Patients do not know this fact until after they have signed with the company, seen their doctor, the doctor bills Medicare (since the patient thinks they are the same, the patient does not inform the office that they have a new insurance; it is not “new” to them), the bill is denied and the physician’s office bills the patient. At this point a month to several months have gone by, the patient has seen several doctors and suddenly has a pile of bills. Who does the patient blame: the insurance company, the insurance salesman, themselves, or the physicians office? I will give you a minute. The answer: the Physician’s Office. Why? Because we did not inform them that they were not covered under their “new” insurance (remember, they did not inform us of the change) and now we expect them to pay for their medical coverage. If they had known that the physician did not accept their “new” insurance, they would not have been seen, therefore it is our fault that they owe us money.

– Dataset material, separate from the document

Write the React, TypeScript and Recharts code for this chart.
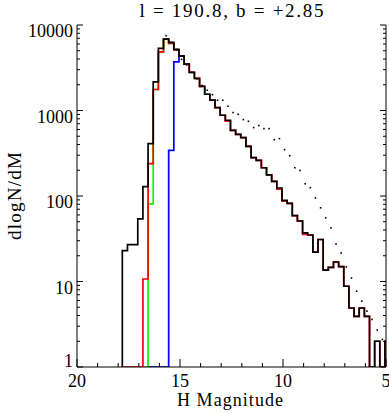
import { ComposedChart, Line, XAxis, YAxis } from 'recharts';

// layout of the IDL-style frame (page pixels)
const W = 389;
const H = 414;
const LEFT = 77;
const RIGHT = 386;
const TOP = 25;
const BOTTOM = 367;
const FONT = '"Liberation Serif", "DejaVu Serif", serif';

// histogram bins: 0.25 mag wide, first bin starts at H = 17.8 and runs brightward
const FIRST_EDGE = 17.8;
const BIN = 0.25;

// all stars (black)
const allCounts = [
  23, 27, 27, 54, 129, 410, 2160, 5330, 6850, 6270, 5180, 4330, 3490, 2790, 2370, 1920,
  1550, 1320, 1080, 880, 769, 587, 526, 482, 381, 281, 261, 214, 177, 148, 124, 89, 82,
  59, 51, 37, 35, 22, 31, 13.6, 14.6, 16.9, 14.9, 8.8, 4.9, 3.9, 4.9, 3.9, 1, 2, 1, 2,
];
// red, starts at bin 0
const redCounts = [
  1, 1, 1, 1, 10.7, 239, 1760, 4860, 6850, 6100, 5100, 4330, 3490, 2790, 2370, 1920,
  1550, 1320, 1080, 880, 750, 587, 526, 482, 381, 281, 261, 214, 177, 148, 120, 87, 82,
  59, 51, 35.6, 35, 22, 31, 13.6, 14.6, 16.9, 14.9, 8.8, 4.9, 3.9, 4.9, 3.9, 1, 2, 1, 2,
];
// green, starts at bin 4
const greenCounts = [1, 81, 1760, 4860, 6850, 6100, 5100];
// blue, starts at bin 5
const blueCounts = [1, 1, 1, 1, 342, 3710, 4330];
// dotted model, one point per bin centre, starts at bin 8
const modelCounts = [
  7500, 6270, 5180, 3960, 3400, 2800, 2345, 1962, 1729, 1530, 1318, 1318, 1122, 946, 903,
  783, 748, 631, 666, 614, 614, 456, 469, 348, 296, 214, 199, 139, 125, 95, 72.7, 55.5,
  42.4, 27.5, 21.6, 14.8, 11.0, 7.7, 5.9, 4.5, 3.6, 2.7, 2.1,
];

const xTicks = [5, 6, 7, 8, 9, 10, 11, 12, 13, 14, 15, 16, 17, 18, 19, 20];
const xLabels = [20, 15, 10, 5];
const yTicks = [
  1, 2, 3, 4, 5, 6, 7, 8, 9,
  10, 20, 30, 40, 50, 60, 70, 80, 90,
  100, 200, 300, 400, 500, 600, 700, 800, 900,
  1000, 2000, 3000, 4000, 5000, 6000, 7000, 8000, 9000,
  10000,
];
const yLabels = [1, 10, 100, 1000, 10000];

const steps = (first: number, counts: number[]) => {
  const pts: { m: number; v: number }[] = [];
  counts.forEach((v, k) => {
    const hi = FIRST_EDGE - (first + k) * BIN;
    if (k === 0) pts.push({ m: hi, v: 1 });
    pts.push({ m: hi, v }, { m: hi - BIN, v });
  });
  return pts;
};

const centres = (first: number, counts: number[]) =>
  counts.map((v, k) => ({ m: FIRST_EDGE - (first + k + 0.5) * BIN, v }));

const BottomTick = (p: any) => {
  const v = p.payload.value;
  const major = xLabels.includes(v);
  return (
    <g>
      <line x1={p.x} x2={p.x} y1={BOTTOM} y2={BOTTOM - (major ? 8 : 4)} stroke="#000" />
      {major && (
        <text x={p.x} y={387} textAnchor="middle" fontSize={18} fontFamily={FONT} fill="#000">
          {v}
        </text>
      )}
    </g>
  );
};

const TopTick = (p: any) => {
  const major = xLabels.includes(p.payload.value);
  return <line x1={p.x} x2={p.x} y1={TOP} y2={TOP + (major ? 8 : 4)} stroke="#000" />;
};

const LeftTick = (p: any) => {
  const v = p.payload.value;
  const major = yLabels.includes(v);
  return (
    <g>
      <line x1={LEFT} x2={LEFT + (major ? 6 : 3)} y1={p.y} y2={p.y} stroke="#000" />
      {major && (
        <text x={73} y={p.y + (v === 1 ? 0 : 12)} textAnchor="end" fontSize={18} fontFamily={FONT} fill="#000">
          {v}
        </text>
      )}
    </g>
  );
};

const RightTick = (p: any) => {
  const major = yLabels.includes(p.payload.value);
  return <line x1={RIGHT} x2={RIGHT - (major ? 6 : 3)} y1={p.y} y2={p.y} stroke="#000" />;
};

const Speck = (p: any) =>
  p.cx == null || p.cy == null ? null : (
    <rect key={p.index} x={p.cx - 0.8} y={p.cy - 0.8} width={1.6} height={1.6} fill="#000" />
  );

export default function App() {
  return (
    <div style={{ position: 'absolute', left: 0, top: 0, width: W, height: H, background: '#fff' }}>
      <ComposedChart
        width={W}
        height={H}
        margin={{ top: TOP, right: 0, bottom: 0, left: 0 }}
      >
        <XAxis
          type="number"
          dataKey="m"
          domain={[5, 20]}
          reversed
          allowDataOverflow
          ticks={xTicks}
          interval={0}
          height={H - BOTTOM}
          tickLine={false}
          axisLine={{ stroke: '#000' }}
          tick={(p: any) => <BottomTick {...p} />}
        />
        <XAxis
          xAxisId="top"
          orientation="top"
          type="number"
          dataKey="m"
          domain={[5, 20]}
          reversed
          allowDataOverflow
          ticks={xTicks}
          interval={0}
          height={0}
          tickLine={false}
          axisLine={{ stroke: '#000' }}
          tick={(p: any) => <TopTick {...p} />}
        />
        <YAxis
          type="number"
          dataKey="v"
          scale="log"
          domain={[1, 10000]}
          allowDataOverflow
          ticks={yTicks}
          interval={0}
          width={LEFT}
          tickLine={false}
          axisLine={{ stroke: '#000' }}
          tick={(p: any) => <LeftTick {...p} />}
        />
        <YAxis
          yAxisId="right"
          orientation="right"
          type="number"
          scale="log"
          domain={[1, 10000]}
          allowDataOverflow
          ticks={yTicks}
          interval={0}
          width={W - RIGHT}
          tickLine={false}
          axisLine={{ stroke: '#000' }}
          tick={(p: any) => <RightTick {...p} />}
        />
        <Line data={steps(4, greenCounts)} dataKey="v" type="linear" stroke="#00ff00" strokeWidth={1.7} dot={false} isAnimationActive={false} />
        <Line data={steps(0, redCounts)} dataKey="v" type="linear" stroke="#ff0000" strokeWidth={1.7} dot={false} isAnimationActive={false} />
        <Line data={steps(5, blueCounts)} dataKey="v" type="linear" stroke="#0000ff" strokeWidth={1.7} dot={false} isAnimationActive={false} />
        <Line data={steps(0, allCounts)} dataKey="v" type="linear" stroke="#000" strokeWidth={1.7} dot={false} isAnimationActive={false} />
        <Line data={centres(8, modelCounts)} dataKey="v" type="linear" stroke="none" dot={Speck} isAnimationActive={false} />
      </ComposedChart>
      <svg width={W} height={H} style={{ position: 'absolute', left: 0, top: 0, pointerEvents: 'none' }}>
        <text x={231.5} y={17} textAnchor="middle" fontSize={19} fontFamily={FONT} textLength={184} lengthAdjust="spacing">
          l = 190.8, b = +2.85
        </text>
        <text x={230} y={406} textAnchor="middle" fontSize={18} fontFamily={FONT} textLength={106} lengthAdjust="spacing">
          H Magnitude
        </text>
        <text
          transform={`translate(21, ${(TOP + BOTTOM) / 2}) rotate(-90)`}
          textAnchor="middle"
          fontSize={19}
          fontFamily={FONT}
          textLength={88}
          lengthAdjust="spacing"
        >
          dlogN/dM
        </text>
      </svg>
    </div>
  );
}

Secondly, the Medicare HMO may not pay for the services that Medicare was paying for and suddenly the payment for the same physicians appointment has increased. Again, who is to blame? Again, the Physician’s Office. “Why are you charging more for the same treatment I received last month under Medicare?” We are not charging more, your Insurance company is covering less of the bill. The charges are the same; there has been a change in how the bill is divided between the insurance company and the patient. This also relates back to why we cannot tell each patient what their care will cost prior to the appointment. Each insurance company pays based on it’s own internal calculations, and many time the physician’s office will not know the cost to the patient until the Explanation of Benefits (EOB) arrives in the mail.
What this article tiptoes around, but what I tell my patients, is that the patient is responsible for all the aspects of their own health care. This means understanding the insurance policy prior to signing anything, knowing if your doctor is in-network or out-of-network (i.e. takes your insurance or does not take your insurance) and finally, you the patient are ultimately responsible for all health care costs incurred by you.
I would like to thank Hank for letting me inform your audience.